Foxconn And Schneider Target AI Data Center Power Bottleneck
Foxconn and Schneider Electric plan joint AI data center reference architectures, pairing AI rack manufacturing with power, cooling and energy-management systems as production begins later this year.

AI Racks Meet The Power Stack
Foxconn and Schneider Electric are turning AI data center buildout into a joint manufacturing and energy-management problem.
The companies announced a strategic collaboration on June 15, 2026 to develop infrastructure for next-generation AI data centers, with production scheduled to begin later this year.
The pairing is practical.
Foxconn brings advanced compute platforms, AI rack integration and global manufacturing.
Schneider Electric brings power systems, cooling and energy management.
For customers trying to deploy AI capacity across regions, the promised product is not a single server or facility design but an integrated package that can be repeated more predictably.
Reference Designs Become The Core Product
The collaboration centers on next-generation reference architectures for AI data centers.
Foxconn and Schneider Electric also plan to examine closed-loop energy optimization, modular power and cooling skids, and standardized design frameworks.
That list points to one of the hardest constraints in AI infrastructure: the equipment around the accelerator rack.
AI factories need compute, but they also need reliable power distribution, heat removal and digital controls that can keep dense systems operating.
A reference architecture gives customers a template before they commit to site-specific engineering.
The production plan also shows why modular systems are central to the announcement.
Power and cooling skids can be manufactured, tested and repeated more easily than bespoke room-level designs, which is useful when AI capacity has to be added in more than one region.
Two Supply Chains Are Being Joined
Young Liu, chairman of Foxconn, framed the partnership around a new model for designing, building and delivering infrastructure as AI evolves.
His statement tied Foxconn's AI systems and manufacturing base to Schneider Electric's power and energy expertise.
Olivier Blum, Schneider Electric's CEO, put the emphasis on energy.
He said AI demand is accelerating and that compute growth makes energy a fundamental enabler.
In his description, integrated power, cooling and digital capabilities are part of building more efficient AI factories rather than separate building-services decisions made after the compute plan is fixed.
Why The Company Profiles Matter
The supplier mix matters because both sides already sit inside large-scale infrastructure supply chains.
Foxconn describes itself as the world's largest electronics manufacturer and a leading technology solutions provider.
It ranked 28th in the Fortune Global 500, and its 2025 revenue totaled TWD8.1 trillion, approximately USD260 billion.

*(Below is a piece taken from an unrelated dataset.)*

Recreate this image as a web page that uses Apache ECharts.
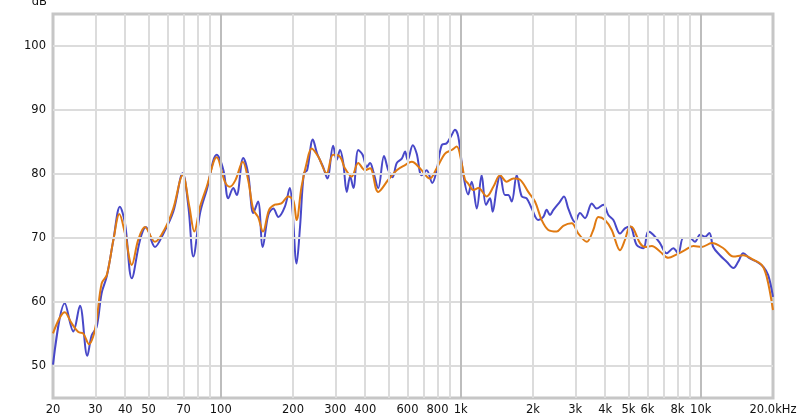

Schneider Electric adds the energy-technology side of the equation.
The company says its systems support buildings, data centers, factories, infrastructure and grids as connected ecosystems.
It also cites 160,000 employees and one million partners in over 100 countries, giving the collaboration a channel that can reach more than one geography or customer class.
The Checkpoint Is Production Timing
The concrete watchpoint is production later this year.
Until then, the collaboration shows direction more than customer adoption: the companies have named the architecture areas, executive rationale and infrastructure components, but they have not disclosed customer names, site locations or order volumes.
For AI data center buyers, the test will be whether the joint designs shorten deployment cycles without creating new lock-in around power and cooling decisions.
The first proof should come when Foxconn and Schneider Electric move from reference architecture language to production-ready systems and named deployments.